═══ Data excerpt

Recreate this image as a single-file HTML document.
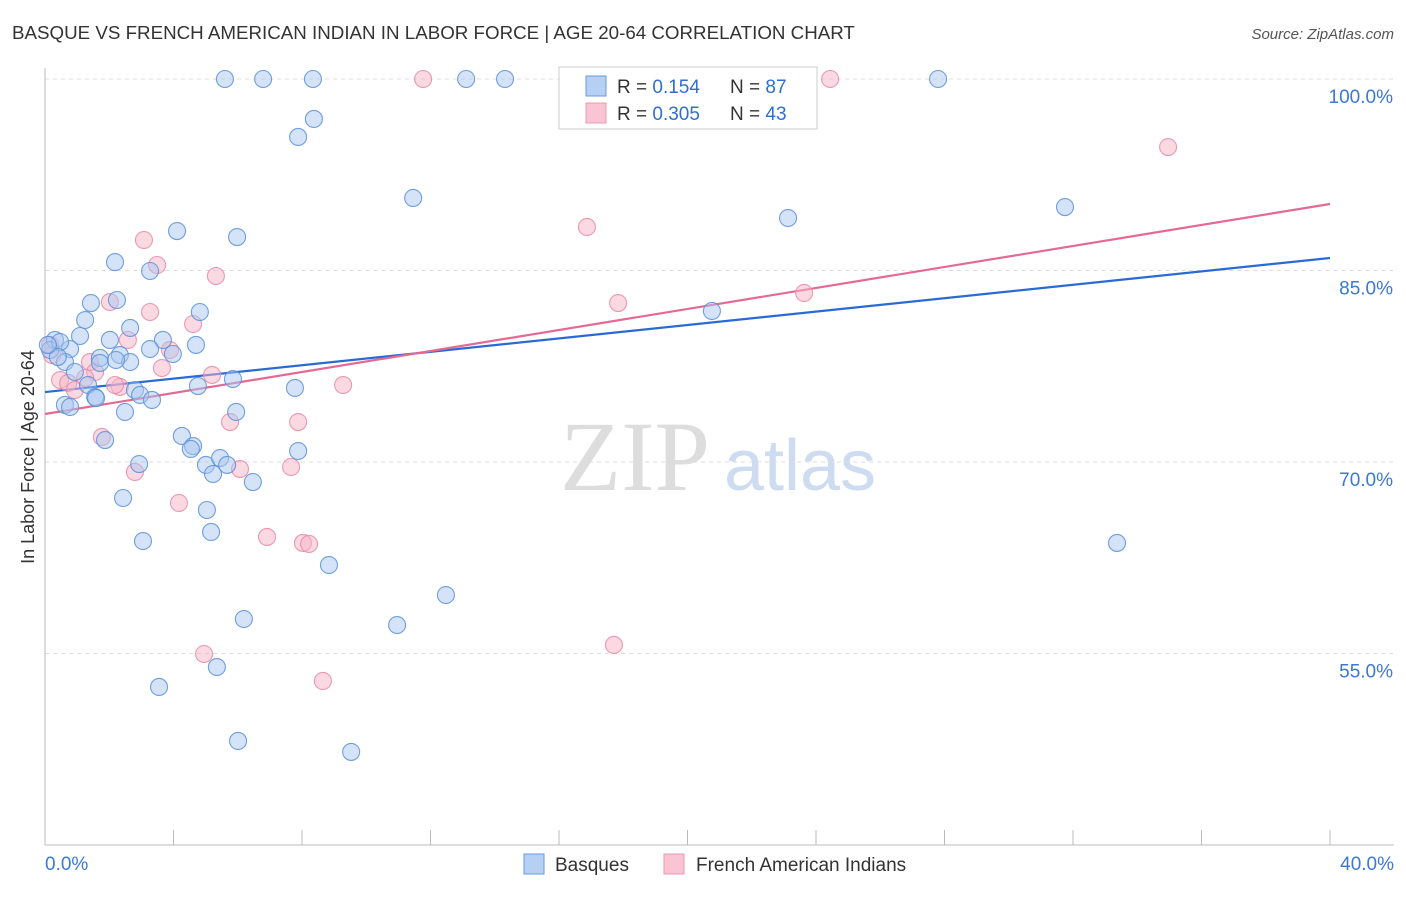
<!DOCTYPE html>
<html><head><meta charset="utf-8"><style>
body{margin:0;background:#fff;font-family:"Liberation Sans",sans-serif;}
svg text{font-family:"Liberation Sans",sans-serif;}
</style></head><body>
<svg id="chart" width="1406" height="892" xmlns="http://www.w3.org/2000/svg">
<text x="12" y="39" font-size="18.75" fill="#333">BASQUE VS FRENCH AMERICAN INDIAN IN LABOR FORCE | AGE 20-64 CORRELATION CHART</text>
<text x="1394" y="39" font-size="15" fill="#555" text-anchor="end" font-style="italic">Source: ZipAtlas.com</text>
<g>
<text x="635" y="490" font-size="100" fill="#ddd" text-anchor="middle" style="font-family:'Liberation Serif',serif">ZIP</text>
<text x="800" y="490" font-size="72" fill="#cddcf0" text-anchor="middle">atlas</text>
</g>
<g id="grid"></g><g id="axes"></g><g id="trends"></g><g id="points"></g>
<text transform="translate(34,457) rotate(-90)" font-size="18" fill="#333" text-anchor="middle">In Labor Force | Age 20-64</text>
<g>
<rect x="559" y="67" width="258" height="62" fill="#fff" stroke="#ccc"/>
<rect x="586" y="76" width="20" height="20" fill="#b6d0f3" stroke="#6b9ae0"/>
<rect x="586" y="103" width="20" height="20" fill="#f9c4d4" stroke="#e99ab4"/>
<text x="617" y="93" font-size="19" fill="#333">R = <tspan fill="#2f6fd0">0.154</tspan></text>
<text x="730" y="93" font-size="19" fill="#333">N = <tspan fill="#2f6fd0">87</tspan></text>
<text x="617" y="120" font-size="19" fill="#333">R = <tspan fill="#2f6fd0">0.305</tspan></text>
<text x="730" y="120" font-size="19" fill="#333">N = <tspan fill="#2f6fd0">43</tspan></text>
</g>
<g>
<rect x="524" y="854" width="20" height="20" fill="#b6d0f3" stroke="#6b9ae0"/>
<text x="555" y="871" font-size="19" fill="#333">Basques</text>
<rect x="664" y="854" width="20" height="20" fill="#f9c4d4" stroke="#e99ab4"/>
<text x="696" y="871" font-size="19" fill="#333">French American Indians</text>
</g>
</svg>
<script>
const yTicks=[100,85,70,55];
const yTickLabels=["100.0%","85.0%","70.0%","55.0%"];
const xTickVals=[0,4,8,12,16,20,24,28,32,36,40];
const xEndLabels=["0.0%","40.0%"];
const basqueX=[5.60,6.79,8.34,13.11,14.32,27.80,8.37,7.88,11.46,23.13,31.75,4.11,5.98,2.18,3.27,2.24,1.43,4.82,1.25,20.76,2.65,1.09,3.67,2.02,4.70,3.27,3.98,2.33,1.71,0.78,0.31,0.16,0.47,0.62,0.93,1.34,1.71,2.65,2.21,5.85,4.76,7.78,2.80,1.56,2.96,3.33,0.62,0.78,2.49,5.95,4.26,4.61,1.87,4.54,7.88,2.93,5.01,5.45,5.23,5.67,6.47,2.43,5.04,5.17,3.05,8.84,33.37,12.48,6.19,10.96,5.35,3.55,6.01,9.53,1.59,0.40,0.09];
const basqueY=[100,100,100,100,100,100,96.87,95.46,90.68,89.11,89.97,88.09,87.62,85.66,84.96,82.69,82.45,81.75,81.12,81.83,80.50,79.87,79.56,79.56,79.17,78.85,78.46,78.38,78.15,78.85,79.56,78.77,79.40,77.83,77.05,76.03,77.76,77.83,77.99,76.50,75.95,75.80,75.64,75.09,75.25,74.86,74.47,74.31,73.92,73.92,72.04,71.25,71.72,71.02,70.86,69.84,69.77,70.31,69.06,69.77,68.43,67.18,66.24,64.52,63.81,61.93,63.66,59.58,57.70,57.23,53.94,52.38,48.15,47.29,75.01,78.23,79.17];
const frenchX=[11.77,24.44,34.96,16.87,3.08,3.49,5.32,17.84,23.63,2.02,3.27,4.61,2.58,3.89,0.16,3.64,5.20,1.40,1.56,0.47,2.33,0.72,9.28,0.93,1.77,5.76,7.88,2.80,6.07,7.66,4.17,6.91,8.03,8.22,17.71,4.95,8.65,1.25,2.18,0.22];
const frenchY=[100,100,94.67,88.41,87.39,85.43,84.57,82.45,83.24,82.53,81.75,80.81,79.56,78.77,79.17,77.36,76.82,77.83,77.05,76.42,75.88,76.19,76.03,75.64,71.96,73.13,73.13,69.22,69.45,69.61,66.79,64.13,63.66,63.58,55.67,54.96,52.85,76.58,76.03,78.38];
const basqueTrend=[75.48,85.98];
const frenchTrend=[73.76,90.21];
const NS="http://www.w3.org/2000/svg";
function sx(v){return 45+v/40*1285;}
function sy(v){return 79+(100-v)/15*191.5;}
function mk(tag,attrs,parent){const e=document.createElementNS(NS,tag);for(const k in attrs)e.setAttribute(k,attrs[k]);document.getElementById(parent).appendChild(e);return e;}
yTicks.forEach((t,i)=>{
 const l=mk('line',{x1:45,x2:1394,y1:sy(t),y2:sy(t),stroke:'#ddd','stroke-dasharray':'4,4'},'grid');
 
 
 const tx=mk('text',{x:1393,y:sy(t)+24,'font-size':19,fill:'#3b78d8','text-anchor':'end'},'grid');
 tx.textContent=yTickLabels[i];
 
 
});
const ax=mk('line',{x1:45,x2:45,y1:68,y2:845,stroke:'#bbb'},'axes');


const bx=mk('line',{x1:45,x2:1394,y1:845,y2:845,stroke:'#bbb'},'axes');


xTickVals.forEach(v=>{
 const t=mk('line',{x1:sx(v),x2:sx(v),y1:830,y2:845,stroke:'#bbb'},'axes');
 
 
});
[[0,'start',45],[40,'end',1394]].forEach((p,i)=>{
 const t=mk('text',{x:p[2],y:870,'font-size':19,fill:'#3b78d8','text-anchor':p[1]},'axes');
 t.textContent=xEndLabels[i];
 
 
});
function dots(xs,ys,fill,stroke,name){
 xs.forEach((x,i)=>{
  const c=mk('circle',{cx:sx(x),cy:sy(ys[i]),r:8.5,fill:fill,'fill-opacity':0.5,stroke:stroke,'stroke-width':1.1,'stroke-opacity':0.85},'points');
  
  
 });
}
dots(frenchX,frenchY,'#f6b3c7','#e88aa8','french-point');
dots(basqueX,basqueY,'#a9c8f0','#5b8fd9','basque-point');
const lb=mk('line',{x1:sx(0),y1:sy(basqueTrend[0]),x2:sx(40),y2:sy(basqueTrend[1]),stroke:'#2a6ad6','stroke-width':2.2},'trends');


const lf=mk('line',{x1:sx(0),y1:sy(frenchTrend[0]),x2:sx(40),y2:sy(frenchTrend[1]),stroke:'#e46a94','stroke-width':2.2},'trends');


</script>
</body></html>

══════

### Set exercise
Set down all the data again exactly as above, pictures excluded.

### Full answer
Recreate this image as a single-file HTML document.
<!DOCTYPE html>
<html><head><meta charset="utf-8"><style>
body{margin:0;background:#fff;font-family:"Liberation Sans",sans-serif;}
svg text{font-family:"Liberation Sans",sans-serif;}
</style></head><body>
<svg id="chart" width="1406" height="892" xmlns="http://www.w3.org/2000/svg">
<text x="12" y="39" font-size="18.75" fill="#333">BASQUE VS FRENCH AMERICAN INDIAN IN LABOR FORCE | AGE 20-64 CORRELATION CHART</text>
<text x="1394" y="39" font-size="15" fill="#555" text-anchor="end" font-style="italic">Source: ZipAtlas.com</text>
<g>
<text x="635" y="490" font-size="100" fill="#ddd" text-anchor="middle" style="font-family:'Liberation Serif',serif">ZIP</text>
<text x="800" y="490" font-size="72" fill="#cddcf0" text-anchor="middle">atlas</text>
</g>
<g id="grid"></g><g id="axes"></g><g id="trends"></g><g id="points"></g>
<text transform="translate(34,457) rotate(-90)" font-size="18" fill="#333" text-anchor="middle">In Labor Force | Age 20-64</text>
<g>
<rect x="559" y="67" width="258" height="62" fill="#fff" stroke="#ccc"/>
<rect x="586" y="76" width="20" height="20" fill="#b6d0f3" stroke="#6b9ae0"/>
<rect x="586" y="103" width="20" height="20" fill="#f9c4d4" stroke="#e99ab4"/>
<text x="617" y="93" font-size="19" fill="#333">R = <tspan fill="#2f6fd0">0.154</tspan></text>
<text x="730" y="93" font-size="19" fill="#333">N = <tspan fill="#2f6fd0">87</tspan></text>
<text x="617" y="120" font-size="19" fill="#333">R = <tspan fill="#2f6fd0">0.305</tspan></text>
<text x="730" y="120" font-size="19" fill="#333">N = <tspan fill="#2f6fd0">43</tspan></text>
</g>
<g>
<rect x="524" y="854" width="20" height="20" fill="#b6d0f3" stroke="#6b9ae0"/>
<text x="555" y="871" font-size="19" fill="#333">Basques</text>
<rect x="664" y="854" width="20" height="20" fill="#f9c4d4" stroke="#e99ab4"/>
<text x="696" y="871" font-size="19" fill="#333">French American Indians</text>
</g>
</svg>
<script>
const yTicks=[100,85,70,55];
const yTickLabels=["100.0%","85.0%","70.0%","55.0%"];
const xTickVals=[0,4,8,12,16,20,24,28,32,36,40];
const xEndLabels=["0.0%","40.0%"];
const basqueX=[5.60,6.79,8.34,13.11,14.32,27.80,8.37,7.88,11.46,23.13,31.75,4.11,5.98,2.18,3.27,2.24,1.43,4.82,1.25,20.76,2.65,1.09,3.67,2.02,4.70,3.27,3.98,2.33,1.71,0.78,0.31,0.16,0.47,0.62,0.93,1.34,1.71,2.65,2.21,5.85,4.76,7.78,2.80,1.56,2.96,3.33,0.62,0.78,2.49,5.95,4.26,4.61,1.87,4.54,7.88,2.93,5.01,5.45,5.23,5.67,6.47,2.43,5.04,5.17,3.05,8.84,33.37,12.48,6.19,10.96,5.35,3.55,6.01,9.53,1.59,0.40,0.09];
const basqueY=[100,100,100,100,100,100,96.87,95.46,90.68,89.11,89.97,88.09,87.62,85.66,84.96,82.69,82.45,81.75,81.12,81.83,80.50,79.87,79.56,79.56,79.17,78.85,78.46,78.38,78.15,78.85,79.56,78.77,79.40,77.83,77.05,76.03,77.76,77.83,77.99,76.50,75.95,75.80,75.64,75.09,75.25,74.86,74.47,74.31,73.92,73.92,72.04,71.25,71.72,71.02,70.86,69.84,69.77,70.31,69.06,69.77,68.43,67.18,66.24,64.52,63.81,61.93,63.66,59.58,57.70,57.23,53.94,52.38,48.15,47.29,75.01,78.23,79.17];
const frenchX=[11.77,24.44,34.96,16.87,3.08,3.49,5.32,17.84,23.63,2.02,3.27,4.61,2.58,3.89,0.16,3.64,5.20,1.40,1.56,0.47,2.33,0.72,9.28,0.93,1.77,5.76,7.88,2.80,6.07,7.66,4.17,6.91,8.03,8.22,17.71,4.95,8.65,1.25,2.18,0.22];
const frenchY=[100,100,94.67,88.41,87.39,85.43,84.57,82.45,83.24,82.53,81.75,80.81,79.56,78.77,79.17,77.36,76.82,77.83,77.05,76.42,75.88,76.19,76.03,75.64,71.96,73.13,73.13,69.22,69.45,69.61,66.79,64.13,63.66,63.58,55.67,54.96,52.85,76.58,76.03,78.38];
const basqueTrend=[75.48,85.98];
const frenchTrend=[73.76,90.21];
const NS="http://www.w3.org/2000/svg";
function sx(v){return 45+v/40*1285;}
function sy(v){return 79+(100-v)/15*191.5;}
function mk(tag,attrs,parent){const e=document.createElementNS(NS,tag);for(const k in attrs)e.setAttribute(k,attrs[k]);document.getElementById(parent).appendChild(e);return e;}
yTicks.forEach((t,i)=>{
 const l=mk('line',{x1:45,x2:1394,y1:sy(t),y2:sy(t),stroke:'#ddd','stroke-dasharray':'4,4'},'grid');
 
 
 const tx=mk('text',{x:1393,y:sy(t)+24,'font-size':19,fill:'#3b78d8','text-anchor':'end'},'grid');
 tx.textContent=yTickLabels[i];
 
 
});
const ax=mk('line',{x1:45,x2:45,y1:68,y2:845,stroke:'#bbb'},'axes');


const bx=mk('line',{x1:45,x2:1394,y1:845,y2:845,stroke:'#bbb'},'axes');


xTickVals.forEach(v=>{
 const t=mk('line',{x1:sx(v),x2:sx(v),y1:830,y2:845,stroke:'#bbb'},'axes');
 
 
});
[[0,'start',45],[40,'end',1394]].forEach((p,i)=>{
 const t=mk('text',{x:p[2],y:870,'font-size':19,fill:'#3b78d8','text-anchor':p[1]},'axes');
 t.textContent=xEndLabels[i];
 
 
});
function dots(xs,ys,fill,stroke,name){
 xs.forEach((x,i)=>{
  const c=mk('circle',{cx:sx(x),cy:sy(ys[i]),r:8.5,fill:fill,'fill-opacity':0.5,stroke:stroke,'stroke-width':1.1,'stroke-opacity':0.85},'points');
  
  
 });
}
dots(frenchX,frenchY,'#f6b3c7','#e88aa8','french-point');
dots(basqueX,basqueY,'#a9c8f0','#5b8fd9','basque-point');
const lb=mk('line',{x1:sx(0),y1:sy(basqueTrend[0]),x2:sx(40),y2:sy(basqueTrend[1]),stroke:'#2a6ad6','stroke-width':2.2},'trends');


const lf=mk('line',{x1:sx(0),y1:sy(frenchTrend[0]),x2:sx(40),y2:sy(frenchTrend[1]),stroke:'#e46a94','stroke-width':2.2},'trends');


</script>
</body></html>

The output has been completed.